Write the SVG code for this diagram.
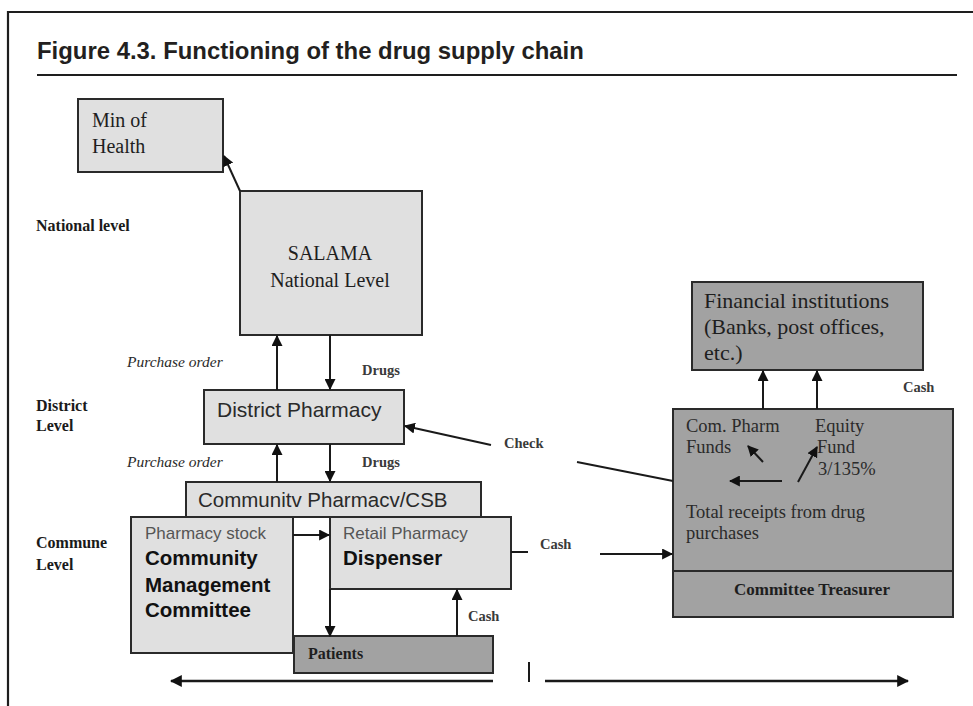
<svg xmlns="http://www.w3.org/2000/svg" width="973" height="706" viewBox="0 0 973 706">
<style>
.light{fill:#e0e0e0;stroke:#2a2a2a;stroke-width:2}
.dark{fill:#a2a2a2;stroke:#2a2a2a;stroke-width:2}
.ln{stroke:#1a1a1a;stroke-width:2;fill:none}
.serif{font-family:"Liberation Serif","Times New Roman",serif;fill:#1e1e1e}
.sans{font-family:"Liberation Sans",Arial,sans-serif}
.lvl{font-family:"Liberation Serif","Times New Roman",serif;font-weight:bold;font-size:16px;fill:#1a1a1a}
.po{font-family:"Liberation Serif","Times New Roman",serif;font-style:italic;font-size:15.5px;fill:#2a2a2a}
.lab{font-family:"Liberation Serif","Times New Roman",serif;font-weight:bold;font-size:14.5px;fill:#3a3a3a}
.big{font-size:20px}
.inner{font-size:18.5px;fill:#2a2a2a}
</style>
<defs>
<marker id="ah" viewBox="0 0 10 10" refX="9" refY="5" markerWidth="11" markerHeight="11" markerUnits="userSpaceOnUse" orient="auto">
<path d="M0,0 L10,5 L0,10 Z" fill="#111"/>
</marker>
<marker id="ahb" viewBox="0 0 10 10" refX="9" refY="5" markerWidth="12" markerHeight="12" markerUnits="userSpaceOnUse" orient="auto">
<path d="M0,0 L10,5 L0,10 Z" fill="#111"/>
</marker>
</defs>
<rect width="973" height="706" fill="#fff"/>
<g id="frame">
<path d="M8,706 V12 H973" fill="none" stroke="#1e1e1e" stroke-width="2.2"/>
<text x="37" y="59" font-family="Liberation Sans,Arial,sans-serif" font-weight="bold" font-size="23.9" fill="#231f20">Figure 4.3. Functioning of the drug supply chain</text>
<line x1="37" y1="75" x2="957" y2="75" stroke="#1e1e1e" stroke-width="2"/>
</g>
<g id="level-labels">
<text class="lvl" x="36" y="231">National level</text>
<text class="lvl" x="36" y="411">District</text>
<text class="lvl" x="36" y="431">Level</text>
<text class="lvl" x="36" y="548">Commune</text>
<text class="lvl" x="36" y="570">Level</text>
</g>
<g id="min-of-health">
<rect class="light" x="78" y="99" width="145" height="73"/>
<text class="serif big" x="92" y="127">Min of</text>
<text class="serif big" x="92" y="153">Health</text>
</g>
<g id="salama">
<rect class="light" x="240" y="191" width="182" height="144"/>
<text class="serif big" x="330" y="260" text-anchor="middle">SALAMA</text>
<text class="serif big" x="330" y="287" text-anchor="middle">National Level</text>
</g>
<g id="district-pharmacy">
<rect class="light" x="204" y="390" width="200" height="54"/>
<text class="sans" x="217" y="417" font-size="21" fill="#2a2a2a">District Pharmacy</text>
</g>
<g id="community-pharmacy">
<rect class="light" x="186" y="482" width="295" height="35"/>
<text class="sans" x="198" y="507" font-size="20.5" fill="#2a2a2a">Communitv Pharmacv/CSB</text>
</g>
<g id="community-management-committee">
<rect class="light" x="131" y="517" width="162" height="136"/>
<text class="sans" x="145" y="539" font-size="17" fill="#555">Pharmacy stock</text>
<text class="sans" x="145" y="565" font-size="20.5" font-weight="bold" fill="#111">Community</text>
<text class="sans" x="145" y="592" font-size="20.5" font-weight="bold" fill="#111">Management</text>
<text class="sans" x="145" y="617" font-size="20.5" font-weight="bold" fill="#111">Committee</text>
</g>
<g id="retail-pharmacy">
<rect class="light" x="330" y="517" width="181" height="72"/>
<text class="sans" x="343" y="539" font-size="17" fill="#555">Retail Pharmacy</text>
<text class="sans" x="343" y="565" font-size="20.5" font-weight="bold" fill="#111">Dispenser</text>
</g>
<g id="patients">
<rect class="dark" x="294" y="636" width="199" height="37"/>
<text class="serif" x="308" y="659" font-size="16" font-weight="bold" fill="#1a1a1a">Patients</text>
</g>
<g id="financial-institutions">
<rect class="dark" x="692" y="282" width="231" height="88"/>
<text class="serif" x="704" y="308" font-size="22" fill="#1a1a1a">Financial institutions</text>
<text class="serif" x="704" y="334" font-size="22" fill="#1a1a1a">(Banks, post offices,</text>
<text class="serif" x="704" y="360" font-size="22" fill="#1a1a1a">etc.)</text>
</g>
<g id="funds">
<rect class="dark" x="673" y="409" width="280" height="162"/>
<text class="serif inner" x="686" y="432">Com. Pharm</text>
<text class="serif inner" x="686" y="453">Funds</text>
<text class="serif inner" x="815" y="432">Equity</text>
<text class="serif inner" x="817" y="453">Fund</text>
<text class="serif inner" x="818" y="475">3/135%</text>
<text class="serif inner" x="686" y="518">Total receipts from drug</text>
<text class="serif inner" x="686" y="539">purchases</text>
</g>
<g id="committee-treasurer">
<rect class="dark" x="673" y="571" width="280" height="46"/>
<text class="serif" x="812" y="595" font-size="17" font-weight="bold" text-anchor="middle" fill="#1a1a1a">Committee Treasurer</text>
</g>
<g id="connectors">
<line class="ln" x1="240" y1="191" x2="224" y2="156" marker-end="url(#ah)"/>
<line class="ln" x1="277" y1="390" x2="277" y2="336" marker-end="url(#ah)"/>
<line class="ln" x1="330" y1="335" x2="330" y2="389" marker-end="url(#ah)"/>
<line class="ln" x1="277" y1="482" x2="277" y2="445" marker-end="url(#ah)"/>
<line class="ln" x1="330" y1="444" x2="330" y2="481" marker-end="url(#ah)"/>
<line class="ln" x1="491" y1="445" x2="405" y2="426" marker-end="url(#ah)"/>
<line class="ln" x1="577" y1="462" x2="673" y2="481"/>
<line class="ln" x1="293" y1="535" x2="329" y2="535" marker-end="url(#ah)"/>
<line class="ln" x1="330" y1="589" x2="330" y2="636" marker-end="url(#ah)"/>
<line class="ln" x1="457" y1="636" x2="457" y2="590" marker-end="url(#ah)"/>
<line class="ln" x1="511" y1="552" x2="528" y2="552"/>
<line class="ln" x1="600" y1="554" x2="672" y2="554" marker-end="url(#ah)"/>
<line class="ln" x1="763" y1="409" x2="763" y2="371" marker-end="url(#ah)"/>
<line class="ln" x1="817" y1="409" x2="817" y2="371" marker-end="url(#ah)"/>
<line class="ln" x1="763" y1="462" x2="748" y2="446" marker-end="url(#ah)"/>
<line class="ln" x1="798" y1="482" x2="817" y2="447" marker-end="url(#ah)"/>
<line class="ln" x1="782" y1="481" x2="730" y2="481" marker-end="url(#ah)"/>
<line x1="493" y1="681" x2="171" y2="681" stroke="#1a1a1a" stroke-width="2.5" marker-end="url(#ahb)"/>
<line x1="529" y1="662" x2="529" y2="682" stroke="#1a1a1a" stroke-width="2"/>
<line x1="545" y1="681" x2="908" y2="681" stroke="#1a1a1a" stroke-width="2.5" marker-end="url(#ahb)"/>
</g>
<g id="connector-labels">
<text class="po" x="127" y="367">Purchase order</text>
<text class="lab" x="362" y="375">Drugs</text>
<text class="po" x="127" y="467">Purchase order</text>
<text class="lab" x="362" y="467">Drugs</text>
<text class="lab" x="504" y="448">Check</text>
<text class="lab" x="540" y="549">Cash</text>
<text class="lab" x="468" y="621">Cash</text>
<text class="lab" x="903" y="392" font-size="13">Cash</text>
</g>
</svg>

━━━━━━━━━━━━━━━━

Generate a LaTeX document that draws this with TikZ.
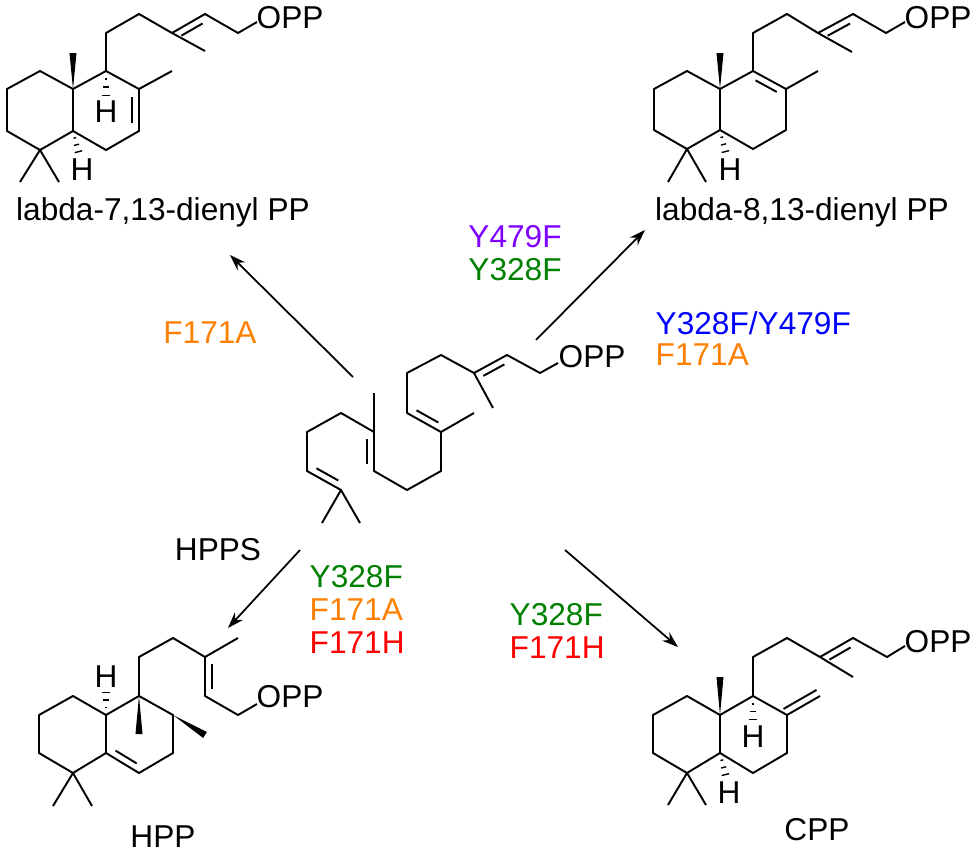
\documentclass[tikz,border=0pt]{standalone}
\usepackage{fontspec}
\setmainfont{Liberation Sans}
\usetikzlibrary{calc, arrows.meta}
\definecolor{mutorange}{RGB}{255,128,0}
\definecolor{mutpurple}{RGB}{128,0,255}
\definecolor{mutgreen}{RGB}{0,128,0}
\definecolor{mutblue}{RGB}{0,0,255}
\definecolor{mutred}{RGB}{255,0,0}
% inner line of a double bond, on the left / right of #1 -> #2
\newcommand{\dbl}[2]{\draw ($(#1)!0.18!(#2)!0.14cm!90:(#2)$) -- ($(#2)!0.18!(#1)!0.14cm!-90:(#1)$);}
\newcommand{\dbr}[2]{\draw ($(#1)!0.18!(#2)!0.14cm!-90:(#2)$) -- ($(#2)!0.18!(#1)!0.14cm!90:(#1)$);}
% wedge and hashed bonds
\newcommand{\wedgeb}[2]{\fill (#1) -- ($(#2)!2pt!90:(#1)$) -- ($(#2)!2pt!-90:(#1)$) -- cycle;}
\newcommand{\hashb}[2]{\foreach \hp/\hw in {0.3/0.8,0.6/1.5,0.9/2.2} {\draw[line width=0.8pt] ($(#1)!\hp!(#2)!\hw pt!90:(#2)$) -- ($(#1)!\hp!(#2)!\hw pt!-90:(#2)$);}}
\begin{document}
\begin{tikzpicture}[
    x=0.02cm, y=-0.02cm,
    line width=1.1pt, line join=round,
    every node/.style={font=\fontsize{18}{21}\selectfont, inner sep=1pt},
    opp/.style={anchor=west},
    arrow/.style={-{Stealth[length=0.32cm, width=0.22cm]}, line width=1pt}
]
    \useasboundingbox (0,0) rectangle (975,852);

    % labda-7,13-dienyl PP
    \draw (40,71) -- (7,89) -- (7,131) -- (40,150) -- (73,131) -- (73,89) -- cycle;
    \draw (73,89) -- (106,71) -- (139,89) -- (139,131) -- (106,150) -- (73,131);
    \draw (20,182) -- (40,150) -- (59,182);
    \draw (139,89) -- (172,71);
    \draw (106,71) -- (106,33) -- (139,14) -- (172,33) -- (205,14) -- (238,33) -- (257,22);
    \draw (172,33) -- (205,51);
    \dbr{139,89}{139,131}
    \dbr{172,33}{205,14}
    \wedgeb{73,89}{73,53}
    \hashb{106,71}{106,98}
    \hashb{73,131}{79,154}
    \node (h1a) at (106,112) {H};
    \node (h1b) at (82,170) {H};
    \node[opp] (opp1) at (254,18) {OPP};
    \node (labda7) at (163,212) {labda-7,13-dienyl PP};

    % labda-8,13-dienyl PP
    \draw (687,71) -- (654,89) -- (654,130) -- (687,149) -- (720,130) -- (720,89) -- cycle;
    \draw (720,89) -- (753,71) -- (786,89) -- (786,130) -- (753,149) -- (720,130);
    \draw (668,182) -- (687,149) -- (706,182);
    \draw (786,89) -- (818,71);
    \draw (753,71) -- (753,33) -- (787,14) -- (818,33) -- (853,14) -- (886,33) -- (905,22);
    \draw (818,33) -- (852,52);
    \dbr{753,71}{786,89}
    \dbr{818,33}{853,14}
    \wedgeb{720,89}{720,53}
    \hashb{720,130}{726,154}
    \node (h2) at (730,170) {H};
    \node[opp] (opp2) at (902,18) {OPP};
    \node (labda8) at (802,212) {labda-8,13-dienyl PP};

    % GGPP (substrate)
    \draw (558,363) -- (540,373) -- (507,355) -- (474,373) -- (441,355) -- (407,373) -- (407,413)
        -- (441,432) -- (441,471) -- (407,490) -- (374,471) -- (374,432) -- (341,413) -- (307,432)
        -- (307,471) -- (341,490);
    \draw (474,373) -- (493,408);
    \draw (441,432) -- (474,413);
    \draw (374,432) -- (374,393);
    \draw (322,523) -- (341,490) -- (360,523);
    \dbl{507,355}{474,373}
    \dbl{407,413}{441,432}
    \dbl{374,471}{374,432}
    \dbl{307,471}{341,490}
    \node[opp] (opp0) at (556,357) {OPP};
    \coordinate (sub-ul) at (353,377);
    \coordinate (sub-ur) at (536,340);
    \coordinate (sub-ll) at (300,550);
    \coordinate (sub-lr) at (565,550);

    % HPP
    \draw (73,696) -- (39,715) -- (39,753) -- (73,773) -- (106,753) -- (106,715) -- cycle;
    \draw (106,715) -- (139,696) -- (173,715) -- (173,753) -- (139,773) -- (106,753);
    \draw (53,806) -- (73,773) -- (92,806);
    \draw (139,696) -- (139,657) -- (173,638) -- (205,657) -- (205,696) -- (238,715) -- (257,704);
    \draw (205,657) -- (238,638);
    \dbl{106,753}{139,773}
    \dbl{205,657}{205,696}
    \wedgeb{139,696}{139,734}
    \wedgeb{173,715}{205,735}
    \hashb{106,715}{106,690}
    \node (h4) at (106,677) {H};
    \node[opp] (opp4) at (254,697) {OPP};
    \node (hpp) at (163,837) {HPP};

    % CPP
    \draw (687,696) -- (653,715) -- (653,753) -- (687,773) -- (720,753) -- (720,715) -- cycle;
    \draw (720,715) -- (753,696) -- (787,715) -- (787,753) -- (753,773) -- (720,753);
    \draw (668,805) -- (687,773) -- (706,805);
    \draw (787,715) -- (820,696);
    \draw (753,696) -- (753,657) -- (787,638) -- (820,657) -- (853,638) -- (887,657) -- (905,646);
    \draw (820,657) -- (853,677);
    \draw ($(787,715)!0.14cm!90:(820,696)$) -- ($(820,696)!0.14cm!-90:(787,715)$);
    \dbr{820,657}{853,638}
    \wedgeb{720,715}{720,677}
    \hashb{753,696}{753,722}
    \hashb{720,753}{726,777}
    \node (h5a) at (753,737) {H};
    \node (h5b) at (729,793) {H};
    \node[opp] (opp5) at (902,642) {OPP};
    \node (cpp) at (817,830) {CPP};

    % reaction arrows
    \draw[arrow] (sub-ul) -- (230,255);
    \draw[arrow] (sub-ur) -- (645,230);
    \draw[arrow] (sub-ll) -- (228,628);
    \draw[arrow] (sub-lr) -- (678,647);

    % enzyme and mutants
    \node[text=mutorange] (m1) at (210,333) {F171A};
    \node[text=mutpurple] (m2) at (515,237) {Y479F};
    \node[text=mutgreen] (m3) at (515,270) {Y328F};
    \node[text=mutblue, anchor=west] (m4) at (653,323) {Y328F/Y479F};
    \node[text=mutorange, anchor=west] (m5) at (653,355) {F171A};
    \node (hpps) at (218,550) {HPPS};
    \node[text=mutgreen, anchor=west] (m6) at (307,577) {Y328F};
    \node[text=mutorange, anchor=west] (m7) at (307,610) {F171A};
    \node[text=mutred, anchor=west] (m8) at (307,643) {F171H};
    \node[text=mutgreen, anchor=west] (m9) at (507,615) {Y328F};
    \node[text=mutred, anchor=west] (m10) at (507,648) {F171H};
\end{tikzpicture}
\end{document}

━━━━━━━━━━━━━━━━

• _TASK TO COMPLETE_
Copy each line that contains the word "this".

• _SOLUTION_
Write the SVG code for this diagram.
Generate a LaTeX document that draws this with TikZ.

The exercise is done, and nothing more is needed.